Un rapport à 290.000 euros pour du vent : quand les entreprises jouent avec l’IA sans la comprendre

Un rapport à 290 000 euros, signé par une IA. L’affaire Deloitte en Australie aurait pu passer pour une anecdote si elle ne révélait pas un mal profond : la croyance, de plus en plus répandue, que l’intelligence artificielle se maîtrise d’instinct. Ce n’est pas le cas. Et les entreprises qui l’oublient s’exposent à des déboires coûteux – financiers, réputationnels, voire stratégiques.

L’affaire est désormais bien connue : un audit commandé par le gouvernement australien à Deloitte a donné naissance à un rapport de 237 pages, entaché d’erreurs, de citations inventées et de références fictives. Une partie du document avait été rédigée par une IA générative, sans mention ni contrôle rigoureux.

Cela a de quoi surprendre, voire faire sourire. Mais elle dit beaucoup de notre rapport collectif à l’intelligence artificielle. Ce n’est pas une simple bourde technique, c’est le symptôme d’une illusion de maîtrise. L’idée que, parce qu’on utilise ChatGPT ou Copilot, on sait gérer une IA. Or, la vérité est plus prosaïque : la plupart des organisations bricolent sans savoir.

Chez Deloitte, le rapport a été en partie rédigé par un modèle GPT-4 via Azure OpenAI. Rien de choquant en soi, si l’usage avait été assumé, contrôlé et validé par des humains compétents. Mais voilà : personne ne s’est aperçu que certaines citations de juges n’existaient pas, que des ouvrages cités étaient imaginaires. Il aura fallu un chercheur de l’Université de Sydney pour déceler la supercherie. Depuis, Deloitte a corrigé le rapport et remboursé partiellement la facture. Le mal, lui, est fait.

Le vrai problème n’est pas la technologie, mais l’incompétence collective à la gouverner. On s’extasie sur la rapidité de l’IA sans comprendre ses biais, ses hallucinations, ses limites. On confond expérimentation et maîtrise. Et cette imprudence n’épargne personne : ni les cabinets de conseil, ni les PME, ni les institutions publiques.

Dans nombre d’entreprises, on délègue à ChatGPT la rédaction d’études, la synthèse de données, voire la communication client. On fait confiance à des outils qu’on ne comprend pas, persuadés qu’ils sont neutres, objectifs, infaillibles.
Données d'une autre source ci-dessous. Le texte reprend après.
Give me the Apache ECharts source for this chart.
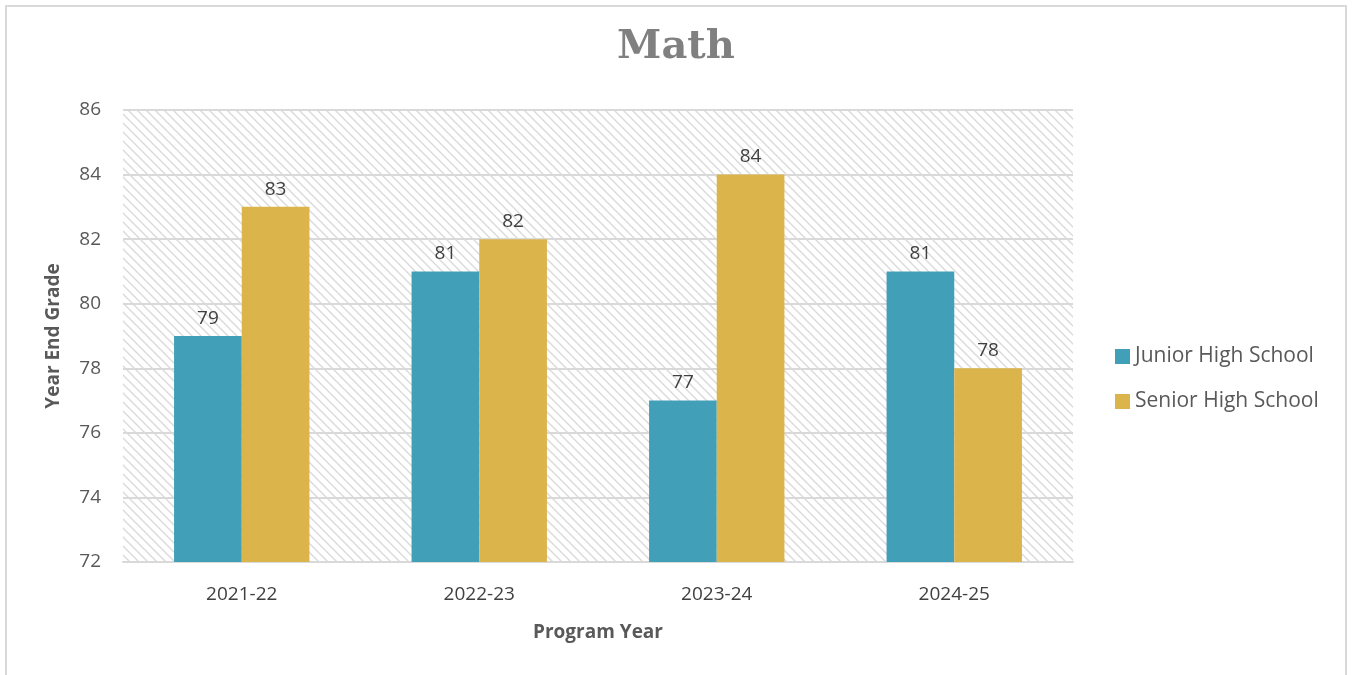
<!DOCTYPE html>
<html>
<head>
<meta charset="utf-8">
<script src="https://cdn.jsdelivr.net/npm/echarts@6/dist/echarts.min.js"></script>
<style>
  html, body { margin: 0; padding: 0; background: #ffffff; }
  #frame { position: absolute; left: 5px; top: 5px; width: 1342px; height: 680px; border: 2px solid #d9d9d9; box-sizing: border-box; }
  #chart { width: 1352px; height: 675px; position: absolute; left: 0; top: 0; }
</style>
</head>
<body>
<div id="frame"></div>
<div id="chart"></div>
<script>
// Program years and year-end math grades
const categories = ['2021-22', '2022-23', '2023-24', '2024-25'];
const juniorHigh = [79, 81, 77, 81];
const seniorHigh = [83, 82, 84, 78];
const yTicks = { min: 72, max: 86, interval: 2 };

// Diagonal hatch tile for the plot background
function hatchTile() {
  const c = document.createElement('canvas');
  const s = 9;
  c.width = s; c.height = s;
  const g = c.getContext('2d');
  g.fillStyle = '#ffffff';
  g.fillRect(0, 0, s, s);
  g.strokeStyle = '#dadada';
  g.lineWidth = 1.4;
  g.beginPath();
  g.moveTo(-2, -2); g.lineTo(s + 2, s + 2);
  g.moveTo(-2, s - 2); g.lineTo(2, s + 2);
  g.moveTo(s - 2, -2); g.lineTo(s + 2, 2);
  g.stroke();
  return c;
}

const chart = echarts.init(document.getElementById('chart'), null, { renderer: 'canvas' });
const font = "'Open Sans', 'Noto Sans', sans-serif";
const labelStyle = { show: true, position: 'top', distance: 8, color: '#404040', fontSize: 19, fontFamily: font };

chart.setOption({
  animation: false,
  title: {
    text: 'Math', left: 'center', top: 23,
    textStyle: { fontFamily: "'DejaVu Serif', 'Liberation Serif', serif", fontWeight: 'bold', fontSize: 40, color: '#808080' }
  },
  legend: {
    orient: 'vertical', left: 1110, top: 341, itemGap: 24,
    itemWidth: 15, itemHeight: 15, icon: 'rect',
    textStyle: { fontFamily: font, fontSize: 21, color: '#595959' },
    data: ['Junior High School', 'Senior High School']
  },
  grid: {
    left: 123, right: 279, top: 110, bottom: 113,
    show: true, borderWidth: 0,
    backgroundColor: { image: hatchTile(), repeat: 'repeat' }
  },
  xAxis: {
    type: 'category', data: categories,
    name: 'Program Year', nameLocation: 'middle', nameGap: 61,
    nameTextStyle: { fontFamily: font, fontWeight: 'bold', fontSize: 19, color: '#595959' },
    axisLine: { lineStyle: { color: '#d9d9d9', width: 2 } },
    axisTick: { show: false },
    axisLabel: { margin: 23, fontFamily: font, fontSize: 19, color: '#404040' }
  },
  yAxis: {
    type: 'value', min: yTicks.min, max: yTicks.max, interval: yTicks.interval,
    name: 'Year End Grade', nameLocation: 'middle', nameGap: 60,
    nameTextStyle: { fontFamily: font, fontWeight: 'bold', fontSize: 19, color: '#595959' },
    axisLine: { show: false }, axisTick: { show: false },
    axisLabel: { margin: 22, fontFamily: font, fontSize: 19, color: '#595959' },
    splitLine: { lineStyle: { color: '#d9d9d9', width: 2 } }
  },
  series: [
    {
      name: 'Junior High School', type: 'bar', data: juniorHigh,
      barGap: '0%', barCategoryGap: '43%',
      itemStyle: { color: '#429FB8' }, label: labelStyle
    },
    {
      name: 'Senior High School', type: 'bar', data: seniorHigh,
      barGap: '0%', barCategoryGap: '43%',
      itemStyle: { color: '#DCB44C' }, label: labelStyle
    }
  ]
});
</script>
</body>
</html>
On oublie qu’une IA ne pense pas : elle prédit. Elle ne sait pas ce qui est vrai, elle produit ce qui semble plausible. Sans contrôle humain, elle invente.

Ce qui s’est passé chez Deloitte n’est pas une exception, c’est une alerte. Une alerte pour toutes les organisations qui, sous la pression de l’innovation, intègrent des IA sans cadre, sans charte, sans gouvernance. Une alerte aussi pour les dirigeants qui croient que l’IA se pilote comme un tableur Excel. La compétence précède toujours la technologie. C’est une loi simple que beaucoup oublient.

Cette ignorance a un coût : des erreurs qui se payent en crédibilité, en image et en confiance. En Europe, l’AI Act arrive avec une exigence claire : la transparence. Chaque entreprise devra bientôt prouver qu’elle sait encadrer ses usages d’IA. Or, combien de dirigeants aujourd’hui seraient capables d’expliquer comment leurs outils IA prennent des décisions, où vont leurs données, ou comment détecter une hallucination dans un rapport ? Peu.

Pourtant, les solutions existent. Mettre en place des processus de relecture, tracer les sources, créer des comités de validation, définir un référent IA. Rien de tout cela n’exige un doctorat en data science. Il s’agit de bon sens, d’organisation et de responsabilité.

Le plus ironique, dans l’histoire Deloitte, c’est que l’IA aurait pu les aider à éviter cette erreur. Utilisée intelligemment, elle aurait pu vérifier les sources, détecter les incohérences, structurer la rédaction. Mais encore faut-il savoir la diriger.

La vraie maîtrise de l’IA ne réside pas dans le code, mais dans la capacité à poser les bonnes questions, à vérifier les réponses, à comprendre les risques. C’est une culture à construire. Et elle ne s’improvise pas.

Les entreprises qui gagneront demain ne seront pas celles qui auront le plus d’outils, mais celles qui sauront transformer l’IA en avantage maîtrisé. L’incident australien le rappelle : la technologie n’est pas un raccourci vers la compétence. C’est un test de maturité.

Ce n’est pas l’IA qui trahit notre confiance. C’est notre paresse à la comprendre.